大塚 パクさんは、あのようにね、非常に理論的で、理性的な人でしょ。東映動画での不遇時代に、しょっちゅう会議室に呼ばれてね。当時の幹部から、「君、これじゃ、やっていけないぞ」って怒られる。ぼくは謝るんですよ、「申しわけありません。がんばります」って。そしたら高畑さんは、「何で申しわけないんです? 大塚さん、何言ってんですか」って(略)向こうに言わないで、こっちに言うんですよ(笑)。「おれに言うなよ」と思ったな。おれは、パクさんのことを考えて……[謝っているのに](略)
それを、「謝ってごまかしてるんじゃないか」と言うんだから。
(略)
鈴木 高畑さんて、昔っから、あんなに怒りっぽいんですか?
大塚 ええ、昔からです。
鈴木 何で怒るんですかねえ?
大塚 なんか知らんけどね。
一同 (笑)
大塚 突然、怒るんだよね。さっきの話にしても、そのぐらいわかってくれてもいいでしょう? 会社の役員の前でさ……
(略)
鈴木 何か、厳密なんですよね。なぜなんだろうねえ……
(略)
鈴木 高畑さんは、モテたんですか?
大塚 もう、会社に行くと、豪華なお弁当を作ってくる女の子がいてね。パクさんの机に置いていくんですよ。ぼくなんかそれを、彼が来る前に、とっとと食っていた。

鈴木 ある日、高畑さんがスタジオの一隅で、絵描きに怒ってるわけ。「違うでしょ!こうじゃなくて、こういうふうに描いてほしいんだ」と。「当時の寝殿は、こういう形になっているわけだから、ここから人がまたいだら、歩幅が違う」とか、いろいろ言ってるんですよ。(略)
宮さんという人はね、そこを通過するふりをして、立ちどまって、ちょっと潜んで、高畑さんの説明を聞いてるんですよ。自分の席へ戻って、その絵を描いちゃう。で、高畑さんが来ないうちに、「こうやって描くんだよ」って、何枚も見本を描いてみせる。かわいいでしょう? その田辺修っていう絵描きはね、本当にうまいんですよ。ジブリの社員なんだけど、なかなか仕事をしてくれない。かつて、宮さんが『千と千尋』を手伝ってほしいと頼んだら、嫌だと断ったんですよ。「作品内容はともかく、アニメーション的には、ぼくの持っている課題と違う。それはやりません」と。宮さん、怒っちゃってねえ。「あんなやつ、クビにしろ!」とか言い出すわけ。でも、高畑さんは彼を買っているんで、そうもいかない。その本人が、高畑さんに「何で描けないんだ!」と怒られている。宮さんは、昔のいきさつを忘れて、「こうやって描けばいいんだよ」って、田辺に一所懸命教えてるわけ。

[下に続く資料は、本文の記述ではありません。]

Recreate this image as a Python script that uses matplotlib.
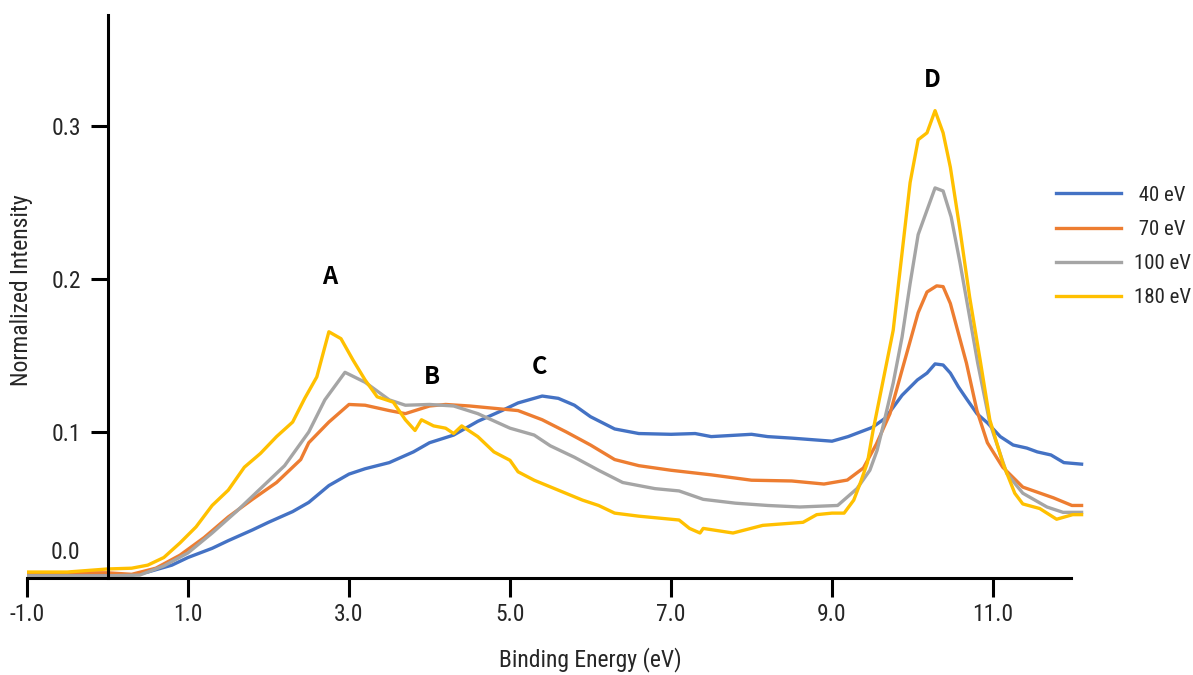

鈴木 (略)[「ナウシカ」で宮崎は自分には音楽はわからないから]「高畑さんが選んでくれたら、おれは、それでいい」と。それで、率直に申し上げると、当時いろんな作曲家の名前が候補にあがって、久石さんを選んだのは、実は高畑さんだったんですよ。
[余談ですが、細野側の証言はコチラに→「kingfish.hatenablog.com」]

鈴木 ぼく、忘れもしないのがね、トトロとサツキとメイが、雨のバス停で出会うシーン。あそこは、すごい大事なシーンでしょ。なのに、宮さんは久石さんに言ってるんですよ、「音楽はいらない」って。でね、しょうがないんで、宮さんには内緒で、『火垂る』を作ってる高畑さんに相談に行ったんです(笑)。そしたら、高畑さんって決断が早いから、「いや、あそこは、音楽あったほうがいいですよ」って。「ミニマルでいくべきだ。久石さんだから、絶対できる」って言った。

あとがき

随分と前の話だが、高畑さんがこう話したことをよく憶えている。
 「宮さんは、やり方を変えるべきだ。そうすれば、監督として長生きが出来る」
 そのことを高畑さんは憶えていないに違いない。
 宮さんは引退会見に臨むに当たって、高畑さんに直接、引退を促した。
 「会見に一緒に出ませんか?」
 高畑さんは笑うばかりで相手にしなかったが、宮さんは真剣だった。
(略)
 高畑さんというと、必ず話題になるのが髪の毛である。髪が黒い、真っ黒だ。髪を染めているわけでは無い。なのになぜ、黒いのか?(略)
ぼく自身、「おもひでぽろぽろ」を作っているときに、髪がどんどん白くなった。それを見た宮さんが、僕を揶揄してこう言った。
「パクさんに負けたんだよ。鈴木さんは」
 人を食って生きている。これが、高畑さんを知る人が本人のいないところで呟く台詞だ。ぼくにしてもずっと付き合ってきて、その言葉に実感を憶えるときが間々ある。